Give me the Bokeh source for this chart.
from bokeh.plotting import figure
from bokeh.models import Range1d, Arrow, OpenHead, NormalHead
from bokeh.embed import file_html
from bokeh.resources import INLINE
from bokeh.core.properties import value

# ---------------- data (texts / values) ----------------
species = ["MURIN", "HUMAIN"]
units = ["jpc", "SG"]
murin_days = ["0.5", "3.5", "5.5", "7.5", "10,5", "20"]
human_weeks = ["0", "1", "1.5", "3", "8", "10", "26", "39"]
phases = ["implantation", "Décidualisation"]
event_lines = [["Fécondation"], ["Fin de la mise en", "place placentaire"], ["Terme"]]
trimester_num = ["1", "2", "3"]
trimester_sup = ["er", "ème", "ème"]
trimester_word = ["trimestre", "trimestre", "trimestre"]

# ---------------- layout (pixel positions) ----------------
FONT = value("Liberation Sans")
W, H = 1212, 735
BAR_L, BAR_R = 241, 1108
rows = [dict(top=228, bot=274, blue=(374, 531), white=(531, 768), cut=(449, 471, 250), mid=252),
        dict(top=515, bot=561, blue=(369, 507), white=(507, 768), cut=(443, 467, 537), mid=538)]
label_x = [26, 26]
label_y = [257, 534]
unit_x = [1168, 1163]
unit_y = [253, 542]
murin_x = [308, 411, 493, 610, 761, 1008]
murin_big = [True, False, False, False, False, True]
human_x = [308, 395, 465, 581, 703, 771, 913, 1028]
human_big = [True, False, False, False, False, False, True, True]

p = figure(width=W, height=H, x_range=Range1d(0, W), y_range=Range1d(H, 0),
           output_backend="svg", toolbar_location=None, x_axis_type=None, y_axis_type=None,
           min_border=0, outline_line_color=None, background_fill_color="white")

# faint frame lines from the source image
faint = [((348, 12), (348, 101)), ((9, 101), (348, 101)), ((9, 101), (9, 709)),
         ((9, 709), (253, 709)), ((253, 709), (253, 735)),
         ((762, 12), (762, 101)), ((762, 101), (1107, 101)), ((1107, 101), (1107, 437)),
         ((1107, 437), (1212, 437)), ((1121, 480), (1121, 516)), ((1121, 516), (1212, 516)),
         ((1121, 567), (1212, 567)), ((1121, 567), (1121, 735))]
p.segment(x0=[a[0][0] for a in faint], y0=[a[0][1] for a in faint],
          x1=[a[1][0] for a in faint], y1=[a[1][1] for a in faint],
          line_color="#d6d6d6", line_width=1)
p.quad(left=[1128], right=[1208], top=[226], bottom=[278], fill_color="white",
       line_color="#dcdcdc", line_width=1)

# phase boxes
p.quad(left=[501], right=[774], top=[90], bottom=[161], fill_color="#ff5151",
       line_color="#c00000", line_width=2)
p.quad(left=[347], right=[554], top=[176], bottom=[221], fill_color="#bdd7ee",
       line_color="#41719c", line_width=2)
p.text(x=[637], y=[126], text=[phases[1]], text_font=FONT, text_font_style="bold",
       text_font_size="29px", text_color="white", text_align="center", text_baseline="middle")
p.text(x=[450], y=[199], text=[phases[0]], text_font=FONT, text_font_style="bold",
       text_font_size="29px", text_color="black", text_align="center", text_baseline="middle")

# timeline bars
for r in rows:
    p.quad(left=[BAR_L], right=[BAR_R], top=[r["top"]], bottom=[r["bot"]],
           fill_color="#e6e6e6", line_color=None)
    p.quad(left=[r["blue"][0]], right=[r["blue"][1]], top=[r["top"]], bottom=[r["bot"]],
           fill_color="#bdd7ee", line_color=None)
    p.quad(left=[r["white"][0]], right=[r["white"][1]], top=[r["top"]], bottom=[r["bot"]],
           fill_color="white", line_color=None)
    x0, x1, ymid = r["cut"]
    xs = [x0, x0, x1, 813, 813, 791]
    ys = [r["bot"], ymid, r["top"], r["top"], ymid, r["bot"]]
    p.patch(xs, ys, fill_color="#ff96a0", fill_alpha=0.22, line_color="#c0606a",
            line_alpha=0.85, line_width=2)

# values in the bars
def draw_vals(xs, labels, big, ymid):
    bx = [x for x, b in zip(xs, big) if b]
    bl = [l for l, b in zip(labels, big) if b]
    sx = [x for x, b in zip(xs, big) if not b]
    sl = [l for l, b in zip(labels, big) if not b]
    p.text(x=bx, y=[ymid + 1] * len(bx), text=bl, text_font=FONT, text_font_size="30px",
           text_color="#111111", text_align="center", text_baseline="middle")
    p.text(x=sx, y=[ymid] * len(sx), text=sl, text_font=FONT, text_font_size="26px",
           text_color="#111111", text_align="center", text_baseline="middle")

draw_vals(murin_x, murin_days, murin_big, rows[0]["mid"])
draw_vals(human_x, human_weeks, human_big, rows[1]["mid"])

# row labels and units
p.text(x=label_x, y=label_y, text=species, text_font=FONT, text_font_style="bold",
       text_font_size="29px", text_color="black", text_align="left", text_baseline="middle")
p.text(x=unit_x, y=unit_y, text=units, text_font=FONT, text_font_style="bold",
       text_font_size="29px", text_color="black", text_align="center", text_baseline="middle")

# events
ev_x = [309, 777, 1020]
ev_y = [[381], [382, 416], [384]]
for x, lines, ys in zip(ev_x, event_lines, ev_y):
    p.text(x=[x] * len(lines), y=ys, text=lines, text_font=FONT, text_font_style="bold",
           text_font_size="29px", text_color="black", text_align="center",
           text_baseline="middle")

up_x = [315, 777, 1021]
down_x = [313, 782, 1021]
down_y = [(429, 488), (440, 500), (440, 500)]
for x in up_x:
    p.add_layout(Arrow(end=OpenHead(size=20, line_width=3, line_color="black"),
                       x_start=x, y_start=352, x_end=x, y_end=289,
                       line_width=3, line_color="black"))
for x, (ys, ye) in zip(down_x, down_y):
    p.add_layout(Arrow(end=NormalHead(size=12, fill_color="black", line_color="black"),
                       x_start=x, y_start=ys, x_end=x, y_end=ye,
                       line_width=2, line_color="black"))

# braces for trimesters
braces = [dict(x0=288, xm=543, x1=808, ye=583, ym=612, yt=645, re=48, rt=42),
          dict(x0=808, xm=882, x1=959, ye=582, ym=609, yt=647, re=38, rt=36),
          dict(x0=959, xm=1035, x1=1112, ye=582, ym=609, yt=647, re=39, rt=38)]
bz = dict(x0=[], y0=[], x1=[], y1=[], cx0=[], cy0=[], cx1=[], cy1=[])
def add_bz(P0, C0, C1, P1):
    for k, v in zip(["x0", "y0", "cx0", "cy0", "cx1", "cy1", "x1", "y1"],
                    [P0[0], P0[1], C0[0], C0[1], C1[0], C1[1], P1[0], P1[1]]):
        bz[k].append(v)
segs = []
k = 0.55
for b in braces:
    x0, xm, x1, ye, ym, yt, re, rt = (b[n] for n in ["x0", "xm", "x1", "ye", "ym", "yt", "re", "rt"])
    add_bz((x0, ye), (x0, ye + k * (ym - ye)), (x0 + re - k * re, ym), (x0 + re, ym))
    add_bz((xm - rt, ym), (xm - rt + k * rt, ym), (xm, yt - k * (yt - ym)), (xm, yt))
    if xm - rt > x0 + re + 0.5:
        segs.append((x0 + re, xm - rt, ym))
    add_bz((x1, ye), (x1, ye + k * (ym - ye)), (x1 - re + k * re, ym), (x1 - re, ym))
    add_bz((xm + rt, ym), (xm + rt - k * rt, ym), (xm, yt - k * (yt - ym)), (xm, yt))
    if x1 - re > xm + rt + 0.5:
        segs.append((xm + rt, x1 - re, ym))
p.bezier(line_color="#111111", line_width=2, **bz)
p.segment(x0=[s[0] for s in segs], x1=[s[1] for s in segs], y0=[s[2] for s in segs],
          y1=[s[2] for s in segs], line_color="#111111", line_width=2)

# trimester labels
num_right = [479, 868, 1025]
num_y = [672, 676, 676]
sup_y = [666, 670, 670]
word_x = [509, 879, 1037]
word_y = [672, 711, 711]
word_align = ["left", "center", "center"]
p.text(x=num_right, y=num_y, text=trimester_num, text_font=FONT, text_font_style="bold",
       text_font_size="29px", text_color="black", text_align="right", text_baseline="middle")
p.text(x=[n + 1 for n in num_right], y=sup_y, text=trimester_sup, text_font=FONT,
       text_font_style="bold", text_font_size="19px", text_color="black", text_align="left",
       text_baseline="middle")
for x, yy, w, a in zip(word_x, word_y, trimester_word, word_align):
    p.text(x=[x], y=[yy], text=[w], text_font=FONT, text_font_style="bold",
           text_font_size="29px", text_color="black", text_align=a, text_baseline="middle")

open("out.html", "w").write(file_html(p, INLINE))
--
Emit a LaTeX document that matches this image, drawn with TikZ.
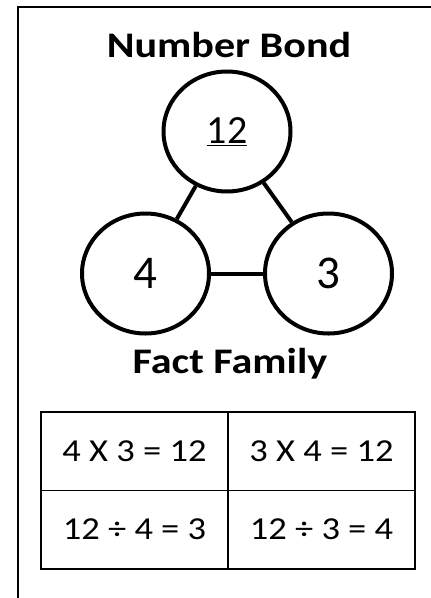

● **What is needed**: The first line to be transcribed is the one containing "Give me the Bokeh source for this chart.", and the last is the one containing "from bokeh.core.properties import value". Transcribe exactly those lines and nothing else.

● **Worked solution**:
Give me the Bokeh source for this chart.
from bokeh.plotting import figure
from bokeh.models import Range1d, Arrow, OpenHead, NormalHead
from bokeh.embed import file_html
from bokeh.resources import INLINE
from bokeh.core.properties import value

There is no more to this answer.